▸ Task inputs
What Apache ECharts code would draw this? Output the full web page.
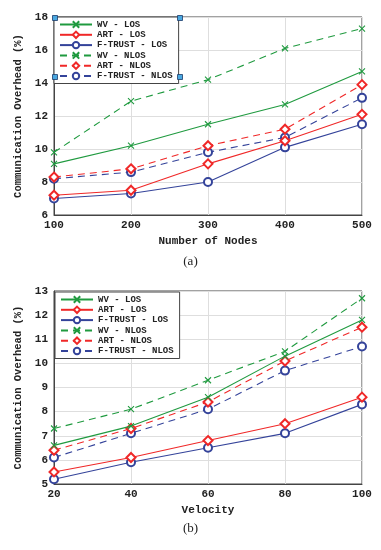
<!DOCTYPE html>
<html><head><meta charset="utf-8">
<script src="https://cdn.jsdelivr.net/npm/echarts@6/dist/echarts.min.js"></script>
<style>html,body{margin:0;padding:0;background:#fff;}#a,#b{width:381px;height:275px;}</style>
</head><body><div id="a"></div><div id="b"></div>
<script>
const seriesNames = ['WV - LOS','ART - LOS','F-TRUST - LOS','WV - NLOS','ART - NLOS','F-TRUST - NLOS'];
const nodesX = [100,200,300,400,500];
const a_wvLos = [9.1,10.2,11.5,12.7,14.7];
const a_artLos = [7.2,7.5,9.1,10.5,12.1];
const a_ftLos = [7.0,7.3,8.0,10.1,11.5];
const a_wvNlos = [9.8,12.9,14.2,16.1,17.3];
const a_artNlos = [8.3,8.8,10.2,11.2,13.9];
const a_ftNlos = [8.2,8.6,9.8,10.7,13.1];
const velX = [20,40,60,80,100];
const b_wvLos = [6.6,7.4,8.6,10.3,11.8];
const b_artLos = [5.5,6.1,6.8,7.5,8.6];
const b_ftLos = [5.2,5.9,6.5,7.1,8.3];
const b_wvNlos = [7.3,8.1,9.3,10.5,12.7];
const b_artNlos = [6.4,7.3,8.4,10.1,11.5];
const b_ftNlos = [6.1,7.1,8.1,9.7,10.7];

const GREEN='#1f9a3f', RED='#f02828', BLUE='#34439a';
const XSYM='path://M0,0L10,10M10,0L0,10';
const styles=[
 {c:GREEN,s:XSYM,d:'solid',sz:6},
 {c:RED,s:'emptyDiamond',d:'solid',sz:9},
 {c:BLUE,s:'emptyCircle',d:'solid',sz:8},
 {c:GREEN,s:XSYM,d:[7,5],sz:6},
 {c:RED,s:'emptyDiamond',d:[7,5],sz:9},
 {c:BLUE,s:'emptyCircle',d:[7,5],sz:8}
];
const FONT='Liberation Mono';
function mkSeries(xs, arrs){
 return arrs.map((arr,i)=>({
  name:seriesNames[i], type:'line', data:xs.map((x,j)=>[x,arr[j]]),
  symbol:styles[i].s, symbolSize:styles[i].sz, showSymbol:true, clip:false,
  lineStyle:{color:styles[i].c,width:1.1,type:styles[i].d},
  itemStyle:{color:styles[i].c,borderColor:styles[i].c,borderWidth:1.1},
  z:10-i, animation:false
 }));
}
function mkOption(cfg){
 return {
  animation:false,
  grid:{left:54,right:19,top:cfg.top,height:cfg.h,show:true,borderColor:'#444',borderWidth:1,backgroundColor:'transparent'},
  legend:{orient:'vertical',left:cfg.lx,top:cfg.ly,data:seriesNames,itemWidth:32,itemHeight:8,itemGap:1.3,
   padding:[3,6,3,5],backgroundColor:'#fff',borderColor:'#444',borderWidth:1,
   textStyle:{fontFamily:FONT,fontWeight:'bold',fontSize:9,color:'#222',lineHeight:9}},
  xAxis:{type:'value',min:cfg.xmin,max:cfg.xmax,interval:cfg.xint,name:cfg.xname,nameLocation:'middle',nameGap:cfg.nameGap,
   nameTextStyle:{fontFamily:FONT,fontWeight:'bold',fontSize:11,color:'#222'},
   axisLine:{show:true,lineStyle:{color:'#444'}},axisTick:{show:false},
   axisLabel:{fontFamily:FONT,fontWeight:'bold',fontSize:11,color:'#222',margin:5},
   splitLine:{show:true,lineStyle:{color:'#dedede',width:1}}},
  yAxis:{type:'value',min:cfg.ymin,max:cfg.ymax,interval:cfg.yint,name:'Communication Overhead (%)',nameLocation:'middle',nameGap:25,
   nameTextStyle:{fontFamily:FONT,fontWeight:'bold',fontSize:10.5,color:'#222'},
   axisLine:{show:true,lineStyle:{color:'#444'}},axisTick:{show:false},
   axisLabel:{fontFamily:FONT,fontWeight:'bold',fontSize:11,color:'#222',margin:6},
   splitLine:{show:true,lineStyle:{color:'#dedede',width:1}}},
  graphic:cfg.graphic,
  series:mkSeries(cfg.xs,cfg.arrs)
 };
}
const handle=(x,y)=>({type:'rect',shape:{x:x-2.5,y:y-2.5,width:5,height:5},style:{fill:'#4aa8e0',stroke:'#1a3a6a',lineWidth:0.8},z:100});
const ca=echarts.init(document.getElementById('a'),null,{renderer:'canvas'});
ca.setOption(mkOption({top:17,h:198,lx:54,ly:17,xmin:100,xmax:500,xint:100,ymin:6,ymax:18,yint:2,xname:'Number of Nodes',nameGap:17,
 xs:nodesX,arrs:[a_wvLos,a_artLos,a_ftLos,a_wvNlos,a_artNlos,a_ftNlos],
 graphic:[handle(55,18),handle(180,18),handle(55,77),handle(180,77),
  {type:'text',left:'center',top:255,style:{text:'(a)',font:'13px "Liberation Serif"',fill:'#222'},z:100}]}));
const cb=echarts.init(document.getElementById('b'),null,{renderer:'canvas'});
cb.setOption(mkOption({top:16,h:193,lx:55,ly:17,xmin:20,xmax:100,xint:20,ymin:5,ymax:13,yint:1,xname:'Velocity',nameGap:20,
 xs:velX,arrs:[b_wvLos,b_artLos,b_ftLos,b_wvNlos,b_artNlos,b_ftNlos],
 graphic:[{type:'text',left:'center',top:247,style:{text:'(b)',font:'13px "Liberation Serif"',fill:'#222'},z:100}]}));
</script></body></html>
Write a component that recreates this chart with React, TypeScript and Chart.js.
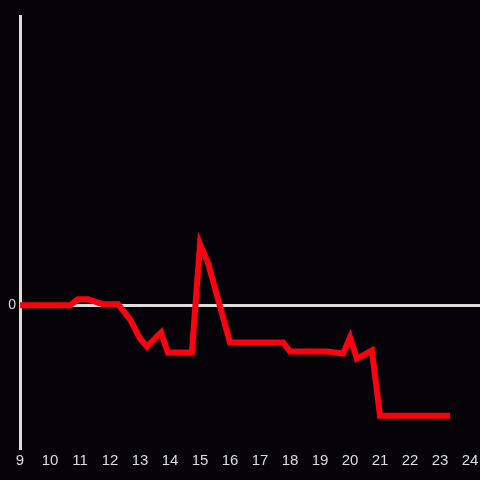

▸ Given instruction
All lines from the start of the entries through the one with "const b_ftNlos = [6.1,7.1,8.1,9.7,10.7];" are to be output exactly; omit the pictures.

▸ Right answer
What Apache ECharts code would draw this? Output the full web page.
<!DOCTYPE html>
<html><head><meta charset="utf-8">
<script src="https://cdn.jsdelivr.net/npm/echarts@6/dist/echarts.min.js"></script>
<style>html,body{margin:0;padding:0;background:#fff;}#a,#b{width:381px;height:275px;}</style>
</head><body><div id="a"></div><div id="b"></div>
<script>
const seriesNames = ['WV - LOS','ART - LOS','F-TRUST - LOS','WV - NLOS','ART - NLOS','F-TRUST - NLOS'];
const nodesX = [100,200,300,400,500];
const a_wvLos = [9.1,10.2,11.5,12.7,14.7];
const a_artLos = [7.2,7.5,9.1,10.5,12.1];
const a_ftLos = [7.0,7.3,8.0,10.1,11.5];
const a_wvNlos = [9.8,12.9,14.2,16.1,17.3];
const a_artNlos = [8.3,8.8,10.2,11.2,13.9];
const a_ftNlos = [8.2,8.6,9.8,10.7,13.1];
const velX = [20,40,60,80,100];
const b_wvLos = [6.6,7.4,8.6,10.3,11.8];
const b_artLos = [5.5,6.1,6.8,7.5,8.6];
const b_ftLos = [5.2,5.9,6.5,7.1,8.3];
const b_wvNlos = [7.3,8.1,9.3,10.5,12.7];
const b_artNlos = [6.4,7.3,8.4,10.1,11.5];
const b_ftNlos = [6.1,7.1,8.1,9.7,10.7];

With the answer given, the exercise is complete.